Vineyards and clay minerals: multi-technique analytical approach and correlations with soil properties

Purpose of this research is to quantitatively assess the mineral component of vineyard soils, with particular attention to the mineralogical analysis of clays, which represent an element of high importance in the vineyard culture as well as in general agriculture. An X-ray diffraction (XRD) / thermogravimetric (TG) multi-technique analytical approach was developed, tested on soil samples taken from vineyards around the world. This codified analytical procedure was necessary to obtain precise qualitative and quantitative mineralogical data, globally comparable to distinguish the geopedological identity of the vineyards. Soil samples from vineyards of various locations were analysed, in very different geological conditions. The bulk-rock quantitative phase analysis (QPA) was obtained by the Rietveld method while the detailed composition of the clay-sized fraction was determined by modelling of the oriented X-ray diffraction patterns. The research provided a precise classification of the mineral component of soils, distinguishing the mineral phases of the clays and the so-called mixed-layer clay minerals. We found that the content in mixed layers can be directly correlated with the water retention and the cation exchange capacity ​​of the soil, while the presence of other clayey minerals and phyllosilicates in this research did not affect this CEC parameter, which codes the fertility level of the soils. The study demonstrates that terroir, in particular soils formed in complex or very different geological conditions, can only be effectively interpreted by properly analysing its mineral phases, in particular the mixed-layer clay component. These are characteristic abiotic ecological indicators, which may have specific eco-physiological influences on the plant.
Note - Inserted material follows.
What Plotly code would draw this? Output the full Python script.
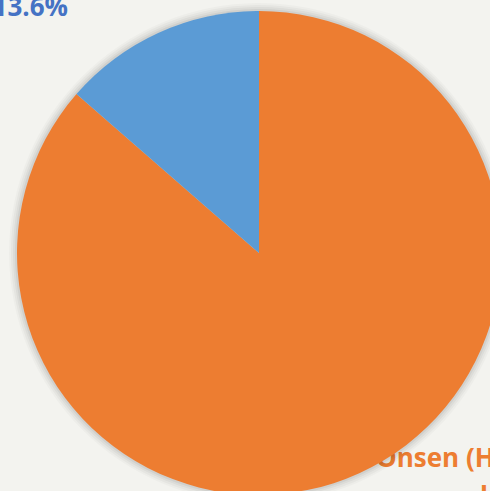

Influence of a spontaneous cover crop on the vineyard and soil erosion under Mediterranean climate

Sixty five % of the agricultural area of the Basque Country located in the DO Ca Rioja corresponds to vineyards. More than 40% of it has an average slope greater than 10%, which makes it sensitive to erosive processes. Furthermore, it is foreseeable that extreme weather events (storms, hail, extreme heat and cold, etc.) will be favored due to climate change. Cover cropping can mitigate this risk, and therefore the objective of this work is to evaluate the impact that a vegetable cover has on the agronomic behavior of the vineyard, the quality of the grape and soil erosion. For this, a trial has been carried out with a Graciano variety vineyard with a slope between 10% -20% during the years 2020 and 2021. Conventional tillage management in the area has been compared (4-6 passes per year of tillage machinery) versus spontaneous vegetation cover management in the vineyard. This implies not tilling and allowing the grass of the land to colonize the range between the lines of vines, controlling their height through 1-3 mowing passes per year, always trying to affect the surface of the land as little as possible. The vegetative growth, yield and quality of the grape and wine was measured. Furthermore, erosion has been measured using Gerlasch boxes. The yield was lower in the second year of the trial in the cover crop treatment, but erosion was significantly reduced.